In terms of explosiveness, Cronin compared the Hunga-Tonga-Hunga-Ha’apai eruption to the 1991 Mount Pinatubo eruption in the Philippines, and the Krakatoa eruption of 1883.
Cronin said that was based on satellite imagery, and reports of where the shock waves and sound waves were felt or heard.
The bureaucrats rush in to squash any suggestion that this might cause any global dimming or cooling
The National Institute of Water and Atmospheric Research (NIWA) believes the major natural disaster centred around Tonga will not contribute to Earth’s temperature cooling significantly.
Hunga-Tonga-Hunga-Ha’apai, a volcano about 30 kilometres south-east of Fonuafo’ou island in Tonga, erupted on Saturday evening, sending walls of tsunami waves through homes and streets. Communication with the Pacific nation has been patchy ever since.
In a statement, NIWA has said that the eruption “is unlikely to have a significant impact on global climate or change the direction of the global temperature trend”.
Jim Salinger remains one of the few scientists worth listening to and he is predicting some hemispheric cooling.
It is possible the Tongan volcanic eruption could lead to a slightly cooler winter and possibly beautiful sunsets in the southern hemisphere this winter.
When a volcano erupts, it releases huge amounts of sulphur dioxide (SO2) into the air, which bounces some of the sun’s radiation away.

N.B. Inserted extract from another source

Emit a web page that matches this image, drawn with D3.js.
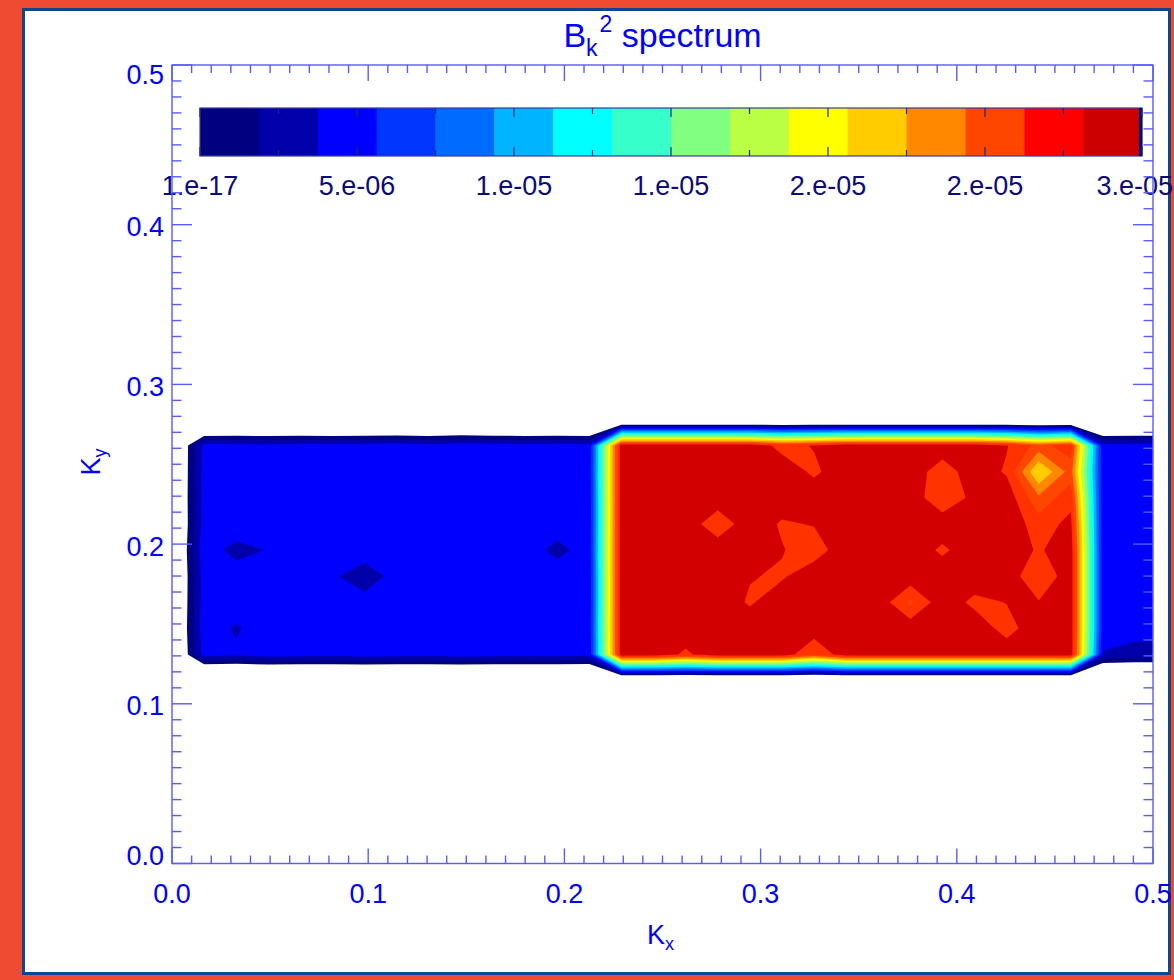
<!DOCTYPE html>
<html>
<head>
<meta charset="utf-8">
<script src="https://cdn.jsdelivr.net/npm/d3@7"></script>
<style>
  html, body { margin: 0; padding: 0; background: #EE4B32; }
  svg { display: block; }
  text { font-family: "Liberation Sans", Arial, Helvetica, sans-serif; }
</style>
</head>
<body>
<svg id="chart" width="1174" height="980"></svg>
<script>
// ---------------- data ----------------
// grid wavenumbers (columns = kx, rows = ky)
const kxGrid = [0.0000, 0.0164, 0.0327, 0.0491, 0.0654, 0.0818, 0.0982, 0.1145,
                0.1309, 0.1472, 0.1636, 0.1800, 0.1963, 0.2127, 0.2290, 0.2454,
                0.2618, 0.2781, 0.2945, 0.3108, 0.3272, 0.3436, 0.3599, 0.3763,
                0.3926, 0.4090, 0.4254, 0.4417, 0.4581, 0.4744, 0.4908, 0.5072];
const kyGrid = [0.1145, 0.1309, 0.1472, 0.1636, 0.1800, 0.1963, 0.2127, 0.2290,
                0.2454, 0.2618, 0.2781];
// B_k^2 power, units of 1e-6, one row per kyGrid entry
const power = [
  [0,0,0,0,0,0,0,0,0,0,0,0,0,0,0,0,0,0,0,0,0,0,0,0,0,0,0,0,0,0,0,0],
  [2.5,9.6,9.3,9.7,9.6,9.5,9.7,9.6,9.5,9.7,9.6,9.5,9.6,9.4, 29.5,29.5,28.2,29.5,29.5,29.5,27.0,29.5,29.5,29.5,29.5,29.5,29.5,29.5,29.5, 8.9,8.5,8.5],
  [2.5,10.0,8.8,10.0,9.7,9.6,9.5,9.6,9.7,9.5,9.6,9.7,9.5,9.6, 29.5,29.5,29.5,29.5,29.5,29.5,29.5,29.5,29.5,29.5,29.5,29.5,27.9,29.5,29.5, 9.6,9.5,9.5],
  [2.5,9.8,9.9,9.6,9.5,9.7,9.67,9.6,9.5,9.7,9.6,9.4,9.7,9.5, 29.5,29.5,29.5,29.5,28.3,29.5,29.5,29.5,29.5,26.7,29.5,28.1,28.55,28.6,29.5, 9.6,9.5,9.6],
  [2.5,9.7,10.0,9.6,9.7,9.25,8.0,9.67,9.5,9.6,9.7,9.5,9.7,9.5, 29.5,29.5,29.5,29.5,28.6,28.3,29.5,29.5,29.5,29.5,29.5,29.5,29.5,27.1,29.5, 9.6,9.5,9.5],
  [2.5,10.1,8.3,9.1,9.6,9.5,10.0,9.6,9.7,9.5,9.6,9.7,8.6,9.6, 29.5,29.5,29.5,29.5,29.5,28.6,27.7,29.5,29.5,29.5,28.2,29.5,29.5,28.3,29.5, 9.6,9.7,9.6],
  [2.5,9.6,10.4,9.5,9.7,9.6,9.5,9.7,9.6,9.5,9.7,9.6,9.7,9.5, 29.5,29.5,29.5,27.4,29.5,28.3,28.6,29.5,29.5,29.5,29.5,29.5,29.5,27.8,28.9, 9.6,9.6,9.6],
  [2.5,9.7,9.5,9.6,9.7,9.5,9.6,9.7,9.5,9.6,9.7,9.5,9.6,9.5, 29.5,29.5,29.5,29.5,29.5,29.5,29.5,29.5,29.5,29.5,27.2,29.0,29.5,25.8,28.0, 9.6,9.5,9.6],
  [2.5,9.6,9.7,9.5,9.6,9.7,9.5,9.6,9.7,9.5,9.6,9.7,9.5,9.6, 29.5,29.5,29.5,29.5,29.5,29.5,28.2,29.5,29.5,29.5,27.6,29.5,28.3,22.4,26.2, 9.6,9.6,9.5],
  [2.5,9.5,9.6,9.4,9.6,9.5,9.6,9.7,9.5,9.8,9.6,9.5,9.6,9.5, 29.5,29.5,29.5,29.5,29.5,28.0,28.6,29.5,29.5,29.5,29.5,29.5,28.6,26.5,27.8, 9.5,9.6,9.6],
  [0,0,0,0,0,0,0,0,0,0,0,0,0,0,0,0,0,0,0,0,0,0,0,0,0,0,0,0,0,0,0,0]
];
// contour levels (units of 1e-6)
const levels = [6.0, 7.5, 9.0, 10.5, 12.0, 13.5, 15.0, 16.5, 18.0, 19.5, 21.0, 22.5, 24.0, 25.5, 27.0, 28.5];
const barColors = ["#000080", "#0000AA", "#0000FF", "#0036FF", "#006CFF", "#00B4FF", "#00FFFF", "#36FFCA",
                   "#80FF80", "#BAFF44", "#FFFF00", "#FFCC00", "#FF8800", "#FF4600", "#FF0000", "#CC0000"];
const fillColors = ["#000080", "#0000AA", "#0000FF", "#0036FF", "#006CFF", "#00B4FF", "#00FFFF", "#36FFCA",
                    "#80FF80", "#BAFF44", "#FFFF00", "#FFCC00", "#FF8800", "#FF4600", "#FF3200", "#D20000"];
const barLabels = ["1.e-17", "5.e-06", "1.e-05", "1.e-05", "2.e-05", "2.e-05", "3.e-05"];
const xTickLabels = ["0.0", "0.1", "0.2", "0.3", "0.4", "0.5"];
const yTickLabels = ["0.0", "0.1", "0.2", "0.3", "0.4", "0.5"];
const xMajor = [0, 0.1, 0.2, 0.3, 0.4, 0.5];
const yMajor = [0, 0.1, 0.2, 0.3, 0.4, 0.5];

// ---------------- layout ----------------
const W = 1174, H = 980;
const plot = { left: 172, right: 1153, top: 65, bottom: 863.5 };
const axisColor = "#5a5aff";
const labelColor = "#0000ff";
const barLabelColor = "#0c0c78";

const svg = d3.select("#chart");
svg.append("rect").attr("x", 0).attr("y", 0).attr("width", W).attr("height", H).attr("fill", "#EE4B32");
svg.append("rect").attr("x", 23.5).attr("y", 9.5).attr("width", 1146).attr("height", 964)
   .attr("fill", "#ffffff").attr("stroke", "#0B478A").attr("stroke-width", 3);

const x = d3.scaleLinear().domain([0, 0.5]).range([plot.left, plot.right]);
const y = d3.scaleLinear().domain([0, 0.5]).range([plot.bottom, plot.top]);

// clip
svg.append("defs").append("clipPath").attr("id", "plotclip")
   .append("rect").attr("x", plot.left).attr("y", plot.top)
   .attr("width", plot.right - plot.left).attr("height", plot.bottom - plot.top);

// ---------------- filled contours ----------------
const nx = kxGrid.length, ny = kyGrid.length;
const flat = power.flat();
const contours = d3.contours().size([nx, ny]).smooth(true).thresholds(levels)(flat);
const ix = d3.scaleLinear().domain([0.5, nx - 0.5]).range([kxGrid[0], kxGrid[nx - 1]]);
const iy = d3.scaleLinear().domain([0.5, ny - 0.5]).range([kyGrid[0], kyGrid[ny - 1]]);
const proj = d3.geoTransform({
  point: function (px, py) { this.stream.point(x(ix(px)), y(iy(py))); }
});
const path = d3.geoPath(proj);

svg.append("g").attr("clip-path", "url(#plotclip)")
  .selectAll("path").data(contours).join("path")
  .attr("d", path)
  .attr("fill", (d, i) => fillColors[i])
  .attr("stroke", "none");

// ---------------- colorbar ----------------
const bar = { left: 200, right: 1142, top: 108, bottom: 156 };
const bx = d3.scaleLinear().domain([0, barColors.length]).range([bar.left, bar.right]);
const gBar = svg.append("g");
gBar.selectAll("rect.cell").data(barColors).join("rect")
  .attr("class", "cell")
  .attr("x", (d, i) => bx(i)).attr("y", bar.top)
  .attr("width", (d, i) => bx(i + 1) - bx(i) + 0.4).attr("height", bar.bottom - bar.top)
  .attr("fill", d => d);
gBar.append("rect").attr("x", bar.left).attr("y", bar.top)
  .attr("width", bar.right - bar.left).attr("height", bar.bottom - bar.top)
  .attr("fill", "none").attr("stroke", "#3a3aa0").attr("stroke-width", 1.2);
gBar.append("rect").attr("x", bar.right - 3).attr("y", bar.top)
  .attr("width", 3).attr("height", bar.bottom - bar.top).attr("fill", "#000070");
const bt = d3.scaleLinear().domain([0, 12]).range([bar.left, bar.right]);
const barTicks = d3.range(13);
gBar.selectAll("line.btt").data(barTicks).join("line")
  .attr("x1", d => bt(d)).attr("x2", d => bt(d))
  .attr("y1", bar.top).attr("y2", d => bar.top + (d % 2 === 0 ? 9 : 6))
  .attr("stroke", "#1c2a78").attr("stroke-width", 1.2);
gBar.selectAll("line.btb").data(barTicks).join("line")
  .attr("x1", d => bt(d)).attr("x2", d => bt(d))
  .attr("y1", bar.bottom).attr("y2", d => bar.bottom - (d % 2 === 0 ? 9 : 6))
  .attr("stroke", "#1c2a78").attr("stroke-width", 1.2);
const bl = d3.scaleLinear().domain([0, barLabels.length - 1]).range([bar.left, bar.right]);
gBar.selectAll("text").data(barLabels).join("text")
  .attr("x", (d, i) => bl(i)).attr("y", 195)
  .attr("text-anchor", "middle").attr("font-size", 27)
  .attr("fill", barLabelColor).text(d => d)
  .each(function () {
    // keep the last label inside the page
    const bb = this.getBBox();
    if (bb.x + bb.width > W - 1) {
      d3.select(this).attr("x", +d3.select(this).attr("x") - (bb.x + bb.width - (W - 1)));
    }
  });

// ---------------- axes ----------------
const gAx = svg.append("g").attr("stroke", axisColor).attr("stroke-width", 1.4);
gAx.append("rect").attr("x", plot.left).attr("y", plot.top)
  .attr("width", plot.right - plot.left).attr("height", plot.bottom - plot.top).attr("fill", "none");
const isMajor = v => Math.abs(v * 10 - Math.round(v * 10)) < 1e-6;
const xt = x.ticks(50), yt = y.ticks(50);
// bottom & top
gAx.selectAll("line.xb").data(xt).join("line")
  .attr("x1", d => x(d)).attr("x2", d => x(d))
  .attr("y1", plot.bottom).attr("y2", d => plot.bottom - (isMajor(d) ? 15 : 8));
gAx.selectAll("line.xtp").data(xt).join("line")
  .attr("x1", d => x(d)).attr("x2", d => x(d))
  .attr("y1", plot.top).attr("y2", d => plot.top + (isMajor(d) ? 16 : 8));
// left & right
gAx.selectAll("line.yl").data(yt).join("line")
  .attr("x1", plot.left).attr("x2", d => plot.left + (isMajor(d) ? 20 : 9.5))
  .attr("y1", d => y(d)).attr("y2", d => y(d));
gAx.selectAll("line.yr").data(yt).join("line")
  .attr("x1", plot.right).attr("x2", d => plot.right - (isMajor(d) ? 20 : 9.5))
  .attr("y1", d => y(d)).attr("y2", d => y(d));

// tick labels
svg.append("g").selectAll("text").data(xMajor).join("text")
  .attr("x", d => x(d)).attr("y", 903)
  .attr("text-anchor", "middle").attr("font-size", 27).attr("fill", labelColor)
  .text((d, i) => xTickLabels[i]);
svg.append("g").selectAll("text").data(yMajor).join("text")
  .attr("x", 164).attr("y", d => Math.min(865, Math.max(84, y(d) + 11.5)))
  .attr("text-anchor", "end").attr("font-size", 27).attr("fill", labelColor)
  .text((d, i) => yTickLabels[i]);

// axis titles
const xl = svg.append("text").attr("x", (plot.left + plot.right) / 2 - 2).attr("y", 944)
  .attr("text-anchor", "middle").attr("font-size", 27).attr("fill", labelColor);
xl.append("tspan").text("K");
xl.append("tspan").attr("font-size", 18).attr("dy", 6).text("x");

const yl = svg.append("text").attr("transform", "translate(100,462) rotate(-90)")
  .attr("text-anchor", "middle").attr("font-size", 27).attr("fill", labelColor);
yl.append("tspan").text("K");
yl.append("tspan").attr("font-size", 18).attr("dy", 6).text("y");

// title
const tt = svg.append("text").attr("x", (plot.left + plot.right) / 2).attr("y", 47)
  .attr("text-anchor", "middle").attr("font-size", 34).attr("fill", labelColor);
tt.append("tspan").text("B");
tt.append("tspan").attr("font-size", 23).attr("dy", 9).text("k");
tt.append("tspan").attr("font-size", 23).attr("dx", 2).attr("dy", -24).text("2");
tt.append("tspan").attr("font-size", 34).attr("dy", 15).text(" spectrum");
</script>
</body>
</html>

Climate scientist Jim Salinger has researched the impacts of major volcanic eruptions, including Pinatubo, on the climate in New Zealand.
He said it was not nearly as large eruption as Pinatubo, and would not have a global impact on the climate, but there could be some local effects in the Southern Hemisphere.
Dr Salinger said it could take a few months to kick in and have cooling of about 0.1 to 0.5 degrees, lasting until spring.
“[In] New Zealand it would mean that it might be just a little bit cooler than normal.”
He said it would be nothing like after the Pinatubo eruption in 1991, when there were some “very cold and horrible winters”.
But one upshot, there could be some wonderful sunsets.
“You get a lot of purple sunsets,” Dr Salinger said.
“And as the material drifts down even lower it eventually falls out, but you get some fabulous purple skies.”
Acid rain and volcanic smog in Tonga possible – NIWA
NIWA said early indications from the Tonga eruption did not show extreme levels of SO2 in the stratosphere.
More measurements need to be taken and further eruptions were possible, but it was unlikely to have a significant impact on global climate or change the direction of the global temperature trend.
However, some of the SO2 has been wrapped into Cyclone Cody, east of New Zealand.
SO2 is a toxic, invisible pollutant, so for those in Tonga, this could cause short-term hazards to human health, including acid rain and volcanic smog.